A few short months ago, all of us watched in awe as the hammer and sickle were lowered from their perch over the Kremlin for the last time.

Since then, however, we have been shaken by the reports of hunger and despair in what was once known as the Eastern bloc. I am reminded of that difficult time in my own childhood, when UNICEF - the United Nations Children's Fund - came to our town after the war to deliver the food and medical supplies we so desperately needed to survive.

It was this experience that later led me to become a spokesperson for UNICEF and to travel around the world to try to help children in need. I never imagined that UNICEF, which changed its mandate to focus on developing countries in 1950, would again be needed in Europe.

Moved as I am by the plight of the children who are caught in the recent wave of political change, I can't help but also think of the 27 million Africans who are suffering from prolonged drought, famine and war. I ask myself: What will become of them?

The people of the Communist bloc were not the only victims of the Cold War. For more than 40 years, the developing world was used as a battleground for the East-West conflict, and too many governments spend money on arms instead of feeding hungry mouths. Development in many countries ground to a halt or even reversed. The legacy of this postwar era was poverty - and poverty is the real underlying cause of all hunger and disease.

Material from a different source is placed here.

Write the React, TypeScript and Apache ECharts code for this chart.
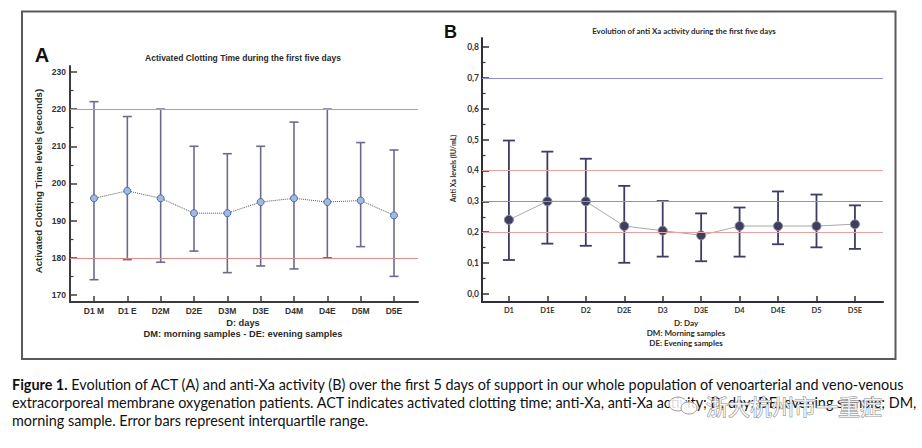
import React, { useEffect, useRef } from "react";
import * as echarts from "echarts";

// ---------- Panel A: Activated Clotting Time ----------
const catsA = ["D1 M", "D1 E", "D2M", "D2E", "D3M", "D3E", "D4M", "D4E", "D5M", "D5E"];
const meanA = [196, 198, 196, 192, 192, 195, 196, 195, 195.4, 191.4];
const lowA = [174.1, 179.5, 178.8, 181.8, 176, 177.8, 177, 180, 183, 175];
const highA = [222, 218, 220, 210, 208, 210, 216.5, 220, 211, 209];
const refA = [220, 180];
const ticksA = [170, 180, 190, 200, 210, 220, 230];
const minorTicksA = [175, 185, 195, 205, 215, 225];

// ---------- Panel B: anti-Xa activity ----------
const catsB = ["D1", "D1E", "D2", "D2E", "D3", "D3E", "D4", "D4E", "D5", "D5E"];
const meanB = [0.24, 0.3, 0.3, 0.22, 0.205, 0.19, 0.22, 0.22, 0.22, 0.226];
const lowB = [0.11, 0.163, 0.156, 0.101, 0.121, 0.106, 0.121, 0.161, 0.151, 0.146];
const highB = [0.497, 0.461, 0.438, 0.35, 0.301, 0.261, 0.28, 0.332, 0.322, 0.287];
const refBlueB = [0.7, 0.3];
const refRedB = [0.4, 0.2];
const ticksB = [0, 0.1, 0.2, 0.3, 0.4, 0.5, 0.6, 0.7, 0.8];
const minorTicksB = [0.05, 0.15, 0.25, 0.35, 0.45, 0.55, 0.65, 0.75];

const idx = catsA.map((_, i) => i);

const errBar = (color: string, width: number, cap: number) =>
  (params: any, api: any) => {
    const x = api.value(0);
    const lo = api.coord([x, api.value(1)]);
    const hi = api.coord([x, api.value(2)]);
    const h = cap / 2;
    const style = { stroke: color, lineWidth: width };
    return {
      type: "group",
      children: [
        { type: "line", shape: { x1: lo[0], y1: lo[1], x2: hi[0], y2: hi[1] }, style },
        { type: "line", shape: { x1: hi[0] - h, y1: hi[1], x2: hi[0] + h, y2: hi[1] }, style },
        { type: "line", shape: { x1: lo[0] - h, y1: lo[1], x2: lo[0] + h, y2: lo[1] }, style },
      ],
    };
  };

const ARIAL = '"Liberation Sans", Arial, sans-serif';
const LATO = "Lato, sans-serif";

const txt = (text: string, x: number, y: number, font: string, extra: any = {}) => ({
  type: "text",
  x,
  y,
  rotation: extra.rotation || 0,
  silent: true,
  style: {
    text,
    font,
    fill: extra.fill || "#2a2a2a",
    textAlign: extra.align || "center",
    align: extra.align || "center",
    textVerticalAlign: "middle",
    verticalAlign: "middle",
  },
});

export default function App() {
  const ref = useRef<HTMLDivElement>(null);

  useEffect(() => {
    if (!ref.current) return;
    const chart = echarts.init(ref.current, null, { renderer: "svg" });

    const axisColA = "#3c3c3c";
    const axisColB = "#2f2f3a";
    const capFont = `14.4px ${LATO}`;

    const option: any = {
      animation: false,
      backgroundColor: "#ffffff",
      grid: [
        { left: 70, top: 66, width: 348, height: 236, outerBoundsMode: "none", containLabel: false },
        { left: 482, top: 38, width: 401, height: 264, outerBoundsMode: "none", containLabel: false },
      ],
      xAxis: [
        {
          type: "value",
          gridIndex: 0,
          min: -0.72,
          max: 9.72,
          splitLine: { show: false },
          axisLine: { show: true, onZero: false, lineStyle: { color: axisColA, width: 2 } },
          axisTick: { show: true, inside: true, length: 6, customValues: idx, lineStyle: { color: axisColA, width: 1.5 } },
          axisLabel: {
            customValues: idx,
            formatter: (v: number) => catsA[Math.round(v)],
            fontFamily: ARIAL,
            fontWeight: "bold",
            fontSize: 8.5,
            color: "#333",
            margin: 4,
          },
        },
        {
          type: "value",
          gridIndex: 1,
          min: -0.7,
          max: 9.73,
          splitLine: { show: false },
          axisLine: { show: true, onZero: false, lineStyle: { color: axisColB, width: 2 } },
          axisTick: { show: true, inside: true, length: 6, customValues: idx, lineStyle: { color: axisColB, width: 1.5 } },
          axisLabel: {
            customValues: idx,
            formatter: (v: number) => catsB[Math.round(v)],
            fontFamily: LATO,
            fontWeight: "bold",
            fontSize: 7.5,
            color: "#333",
            margin: 4,
          },
        },
      ],
      yAxis: [
        {
          type: "value",
          gridIndex: 0,
          min: 168.1,
          max: 231.6,
          position: "left",
          splitLine: { show: false },
          axisLine: { show: true, onZero: false, lineStyle: { color: axisColA, width: 2 } },
          axisTick: { show: true, inside: true, length: 7, customValues: ticksA, lineStyle: { color: axisColA, width: 1.5 } },
          axisLabel: {
            customValues: ticksA,
            fontFamily: ARIAL,
            fontWeight: "bold",
            fontSize: 8.5,
            color: "#333",
            margin: 4,
          },
        },
        {
          type: "value",
          gridIndex: 0,
          min: 168.1,
          max: 231.6,
          position: "left",
          offset: 0,
          splitLine: { show: false },
          axisLine: { show: false, onZero: false },
          axisTick: { show: true, inside: true, length: 3.5, customValues: minorTicksA, lineStyle: { color: axisColA, width: 1.2 } },
          axisLabel: { show: false },
        },
        {
          type: "value",
          gridIndex: 1,
          min: -0.026,
          max: 0.829,
          position: "left",
          splitLine: { show: false },
          axisLine: { show: true, onZero: false, lineStyle: { color: axisColB, width: 2 } },
          axisTick: { show: true, inside: true, length: 7, customValues: ticksB, lineStyle: { color: axisColB, width: 1.5 } },
          axisLabel: {
            customValues: ticksB,
            formatter: (v: number) => v.toFixed(1).replace(".", ","),
            fontFamily: LATO,
            fontWeight: "bold",
            fontSize: 8.5,
            color: "#333",
            margin: 3,
          },
        },
        {
          type: "value",
          gridIndex: 1,
          min: -0.026,
          max: 0.829,
          position: "left",
          offset: 0,
          splitLine: { show: false },
          axisLine: { show: false, onZero: false },
          axisTick: { show: true, inside: true, length: 3.5, customValues: minorTicksB, lineStyle: { color: axisColB, width: 1.2 } },
          axisLabel: { show: false },
        },
      ],
      series: [
        // reference lines A
        {
          type: "line",
          xAxisIndex: 0,
          yAxisIndex: 0,
          data: [],
          z: 1,
          markLine: {
            silent: true,
            symbol: "none",
            label: { show: false },
            lineStyle: { type: "solid", width: 1, color: "#e58a8a" },
            data: refA.map((v) => ({ yAxis: v, lineStyle: { color: "#e58a8a", width: 1, type: "solid" } })),
          },
        },
        {
          type: "custom",
          xAxisIndex: 0,
          yAxisIndex: 0,
          z: 2,
          renderItem: errBar("#6b6b8c", 1.6, 9),
          encode: { x: 0, y: [1, 2] },
          data: idx.map((i) => [i, lowA[i], highA[i]]),
        },
        {
          type: "line",
          xAxisIndex: 0,
          yAxisIndex: 0,
          z: 3,
          data: idx.map((i) => [i, meanA[i]]),
          lineStyle: { color: "#555", width: 1, type: "dotted" },
          symbol: "circle",
          symbolSize: 7,
          itemStyle: { color: "#a3b9e0", borderColor: "#4f6aa3", borderWidth: 1 },
        },
        // reference lines B
        {
          type: "line",
          xAxisIndex: 1,
          yAxisIndex: 2,
          data: [],
          z: 1,
          markLine: {
            silent: true,
            symbol: "none",
            label: { show: false },
            lineStyle: { type: "solid", width: 1 },
            data: [
              ...refBlueB.map((v) => ({ yAxis: v, lineStyle: { color: "#8d8dd4", width: 1, type: "solid" } })),
              ...refRedB.map((v) => ({ yAxis: v, lineStyle: { color: "#eaa0a0", width: 1, type: "solid" } })),
            ],
          },
        },
        {
          type: "custom",
          xAxisIndex: 1,
          yAxisIndex: 2,
          z: 2,
          renderItem: errBar("#3d3d63", 1.8, 12),
          encode: { x: 0, y: [1, 2] },
          data: idx.map((i) => [i, lowB[i], highB[i]]),
        },
        {
          type: "line",
          xAxisIndex: 1,
          yAxisIndex: 2,
          z: 3,
          data: idx.map((i) => [i, meanB[i]]),
          lineStyle: { color: "#a9a9a9", width: 1 },
          symbol: "circle",
          symbolSize: 9,
          itemStyle: { color: "#3e3e5e", borderColor: "#8a8aa6", borderWidth: 1 },
        },
      ],
      graphic: [
        {
          type: "rect",
          silent: true,
          shape: { x: 22, y: 11.5, width: 873.5, height: 347.5 },
          style: { fill: "none", stroke: "#5a5a5a", lineWidth: 2 },
        },
        txt("A", 42, 55, `bold 20px ${ARIAL}`, { fill: "#111" }),
        txt("Activated Clotting Time during the first five days", 243, 58, `bold 8.5px ${ARIAL}`),
        txt("Activated Clotting Time levels (seconds)", 38.5, 181, `bold 9.6px ${ARIAL}`, { rotation: Math.PI / 2 }),
        txt("D: days", 243, 323, `bold 9.3px ${ARIAL}`),
        txt("DM: morning samples - DE: evening samples", 243, 334, `bold 9.3px ${ARIAL}`),
        txt("B", 450.5, 31.5, `bold 18px ${ARIAL}`, { fill: "#111" }),
        txt("Evolution of anti Xa activity during the first five days", 684, 31, `bold 7.9px ${LATO}`),
        txt("Anti Xa levels (IU/mL)", 452.5, 168.5, `bold 7px ${LATO}`, { rotation: Math.PI / 2 }),
        txt("D: Day", 686, 323, `bold 8px ${LATO}`),
        txt("DM: Morning samples", 686, 333, `bold 8px ${LATO}`),
        txt("DE: Evening samples", 686, 343, `bold 8px ${LATO}`),
        {
          type: "text",
          x: 12,
          y: 384,
          silent: true,
          style: {
            text: "{b|Figure 1.} Evolution of ACT (A) and anti-Xa activity (B) over the first 5 days of support in our whole population of venoarterial and veno-venous",
            font: capFont,
            fill: "#111",
            textAlign: "left",
            align: "left",
            textVerticalAlign: "middle",
            verticalAlign: "middle",
            rich: { b: { fontWeight: "bold", fontSize: 14.4, fontFamily: LATO, fill: "#111" } },
          },
        },
        txt(
          "extracorporeal membrane oxygenation patients. ACT indicates activated clotting time; anti-Xa, anti-Xa activity; D, day; DE, evening sample; DM,",
          12, 402, capFont, { align: "left", fill: "#111" }
        ),
        txt("morning sample. Error bars represent interquartile range.", 12, 420, capFont, { align: "left", fill: "#111" }),
        // watermark
        {
          type: "ellipse",
          silent: true,
          shape: { cx: 678, cy: 404, rx: 9, ry: 7 },
          style: { fill: "rgba(255,255,255,0.85)", stroke: "#9a9a9a", lineWidth: 1 },
        },
        {
          type: "ellipse",
          silent: true,
          shape: { cx: 689, cy: 408, rx: 8, ry: 6 },
          style: { fill: "rgba(255,255,255,0.85)", stroke: "#9a9a9a", lineWidth: 1 },
        },
        {
          type: "text",
          x: 706,
          y: 405,
          silent: true,
          style: {
            text: "浙大杭州市一重症",
            font: `22px "Noto Sans CJK SC", sans-serif`,
            fill: "rgba(255,255,255,0.85)",
            stroke: "#8a8a8a",
            lineWidth: 1,
            textAlign: "left",
            align: "left",
            textVerticalAlign: "middle",
            verticalAlign: "middle",
          },
        },
      ],
    };

    chart.setOption(option);
    return () => chart.dispose();
  }, []);

  return (
    <div
      ref={ref}
      style={{ position: "fixed", left: 0, top: 0, width: 922, height: 448, background: "#fff" }}
    />
  );
}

I've spent time with poverty-stricken people in developing countries like Ethiopia, the Sudan, Vietnam, El Salvador and Bangladesh. Unlike suffering families in Europe and the former Soviet Union, they do not occupy the international spotlight. They have no cultural ties to wealthy countries. They have few highways or hospitals. They are without basic health care, clean water, schools - all of the things that add up to a better life and food on the table.

To make matters worse, unrealistic foreign debts continue to stunt the growth of developing countries and that of their children. Many developing countries borrowed money in hopes that it would speed development, only to find their efforts undermined by setbacks like drought, falling commodities prices and a drastic increase in the price of oil.

The African countries alone owe $150 billion in foreign debts, and they are sending more overseas in interest payments than they are receiving in aid from governments and relief organizations. If we are to weaken the hold of poverty on much of the developing world, we must recognize the inhumanity of this burden.

The world's poor children are not without hope. Like UNICEF, there are many individuals and groups that remain committed to fighting the effects of poverty in developing countries, even if their work is not necessarily making headlines. But these efforts are only a beginning; we cannot let the children in developing countries blend into the background. There is no question that we must come to the aid of families in the now-liberated Eastern bloc. That does not mean, however, abandoning the families whose plight is not so new or dramatic, but equally catastrophic.

Mikhail Gorbachev, writing in the Italian newspaper La Stampa, said: ''The long years we spent plunged in the Cold War made losers of us all.'' He's right. Let's not forget the Cold War's other victims.